Reproduce the listing below in full and without alteration, apart from its pictures.

start

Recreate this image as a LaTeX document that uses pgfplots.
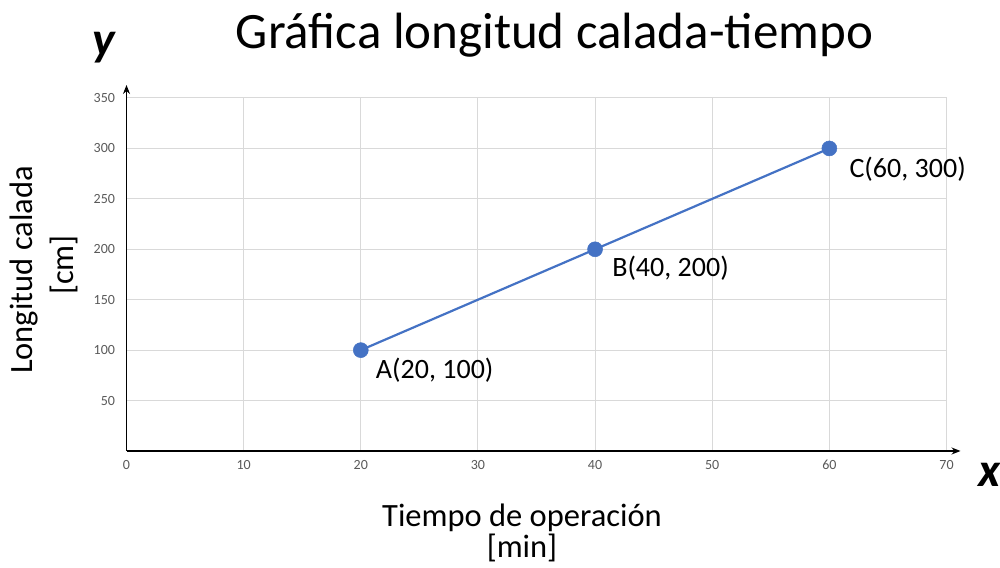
\documentclass[border=0pt]{standalone}
\usepackage{pgfplots}
\pgfplotsset{compat=1.18}
\usepackage{fontspec}
\setmainfont{Carlito}
\usetikzlibrary{arrows.meta}
\definecolor{exblue}{RGB}{68,114,196}
\definecolor{gridgray}{RGB}{217,217,217}
\definecolor{ticktext}{RGB}{89,89,89}
\begin{document}
\begin{tikzpicture}
\useasboundingbox (-126.5pt,-116pt) rectangle (873.5pt,451pt);
\begin{axis}[
  at={(0pt,0pt)}, anchor=south west,
  scale only axis, width=820pt, height=353pt,
  xmin=0, xmax=70, ymin=0, ymax=350,
  xtick={0,10,...,70}, ytick={50,100,...,350},
  grid=major, grid style={gridgray, line width=1pt},
  axis lines=left,
  axis line style={black, line width=1.2pt, -},
  major tick length=0pt,
  tick label style={font=\fontsize{14}{16}\selectfont, text=ticktext},
  /pgf/number format/assume math mode=true,
  xticklabel style={yshift=-6pt},
  yticklabel style={xshift=-8pt},
  clip=false,
]
\addplot[exblue, line width=2.2pt, mark=*, mark size=7.5pt,
  mark options={fill=exblue, draw=exblue, line width=0.5pt}]
  coordinates {(20,100) (40,200) (60,300)};
\node[anchor=west, inner sep=0pt, xshift=15pt, yshift=-20pt, font=\fontsize{28}{30}\selectfont] at (axis cs:20,100) {A(20, 100)};
\node[anchor=west, inner sep=0pt, xshift=17pt, yshift=-19pt, font=\fontsize{28}{30}\selectfont] at (axis cs:40,200) {B(40, 200)};
\node[anchor=west, inner sep=0pt, xshift=20pt, yshift=-21pt, font=\fontsize{28}{30}\selectfont] at (axis cs:60,300) {C(60, 300)};
\end{axis}
% axis arrows
\draw[black, line width=1.2pt, -{Stealth[length=9pt,width=7pt]}] (0pt,0pt) -- (834pt,0pt);
\draw[black, line width=1.2pt, -{Stealth[length=9pt,width=7pt]}] (0pt,0pt) -- (0pt,366pt);
% title
\node[anchor=base, inner sep=0pt, font=\fontsize{51}{55}\selectfont] at (428pt,402pt) {Gráfica longitud calada-tiempo};
% y label
\node[rotate=90, anchor=base, inner sep=0pt, font=\fontsize{32.5}{36}\selectfont] at (-93.5pt,181pt) {Longitud calada};
\node[rotate=90, anchor=base, inner sep=0pt, font=\fontsize{32.5}{36}\selectfont] at (-52.5pt,186pt) {[cm]};
% x label
\node[anchor=base, inner sep=0pt, font=\fontsize{32.5}{36}\selectfont] at (395.5pt,-75pt) {Tiempo de operación};
\node[anchor=base, inner sep=0pt, font=\fontsize{32.5}{36}\selectfont] at (395.5pt,-106pt) {[min]};
% axis letters
\node[anchor=base, inner sep=0pt, font=\fontsize{48}{50}\selectfont\bfseries\itshape] at (-22.5pt,395pt) {y};
\node[anchor=base, inner sep=0pt, font=\fontsize{48}{50}\selectfont\bfseries\itshape] at (863pt,-35pt) {x};
\end{tikzpicture}
\end{document}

end

● Output of the task:
Recreate this image as a LaTeX document that uses pgfplots.
\documentclass[border=0pt]{standalone}
\usepackage{pgfplots}
\pgfplotsset{compat=1.18}
\usepackage{fontspec}
\setmainfont{Carlito}
\usetikzlibrary{arrows.meta}
\definecolor{exblue}{RGB}{68,114,196}
\definecolor{gridgray}{RGB}{217,217,217}
\definecolor{ticktext}{RGB}{89,89,89}
\begin{document}
\begin{tikzpicture}
\useasboundingbox (-126.5pt,-116pt) rectangle (873.5pt,451pt);
\begin{axis}[
  at={(0pt,0pt)}, anchor=south west,
  scale only axis, width=820pt, height=353pt,
  xmin=0, xmax=70, ymin=0, ymax=350,
  xtick={0,10,...,70}, ytick={50,100,...,350},
  grid=major, grid style={gridgray, line width=1pt},
  axis lines=left,
  axis line style={black, line width=1.2pt, -},
  major tick length=0pt,
  tick label style={font=\fontsize{14}{16}\selectfont, text=ticktext},
  /pgf/number format/assume math mode=true,
  xticklabel style={yshift=-6pt},
  yticklabel style={xshift=-8pt},
  clip=false,
]
\addplot[exblue, line width=2.2pt, mark=*, mark size=7.5pt,
  mark options={fill=exblue, draw=exblue, line width=0.5pt}]
  coordinates {(20,100) (40,200) (60,300)};
\node[anchor=west, inner sep=0pt, xshift=15pt, yshift=-20pt, font=\fontsize{28}{30}\selectfont] at (axis cs:20,100) {A(20, 100)};
\node[anchor=west, inner sep=0pt, xshift=17pt, yshift=-19pt, font=\fontsize{28}{30}\selectfont] at (axis cs:40,200) {B(40, 200)};
\node[anchor=west, inner sep=0pt, xshift=20pt, yshift=-21pt, font=\fontsize{28}{30}\selectfont] at (axis cs:60,300) {C(60, 300)};
\end{axis}
% axis arrows
\draw[black, line width=1.2pt, -{Stealth[length=9pt,width=7pt]}] (0pt,0pt) -- (834pt,0pt);
\draw[black, line width=1.2pt, -{Stealth[length=9pt,width=7pt]}] (0pt,0pt) -- (0pt,366pt);
% title
\node[anchor=base, inner sep=0pt, font=\fontsize{51}{55}\selectfont] at (428pt,402pt) {Gráfica longitud calada-tiempo};
% y label
\node[rotate=90, anchor=base, inner sep=0pt, font=\fontsize{32.5}{36}\selectfont] at (-93.5pt,181pt) {Longitud calada};
\node[rotate=90, anchor=base, inner sep=0pt, font=\fontsize{32.5}{36}\selectfont] at (-52.5pt,186pt) {[cm]};
% x label
\node[anchor=base, inner sep=0pt, font=\fontsize{32.5}{36}\selectfont] at (395.5pt,-75pt) {Tiempo de operación};
\node[anchor=base, inner sep=0pt, font=\fontsize{32.5}{36}\selectfont] at (395.5pt,-106pt) {[min]};
% axis letters
\node[anchor=base, inner sep=0pt, font=\fontsize{48}{50}\selectfont\bfseries\itshape] at (-22.5pt,395pt) {y};
\node[anchor=base, inner sep=0pt, font=\fontsize{48}{50}\selectfont\bfseries\itshape] at (863pt,-35pt) {x};
\end{tikzpicture}
\end{document}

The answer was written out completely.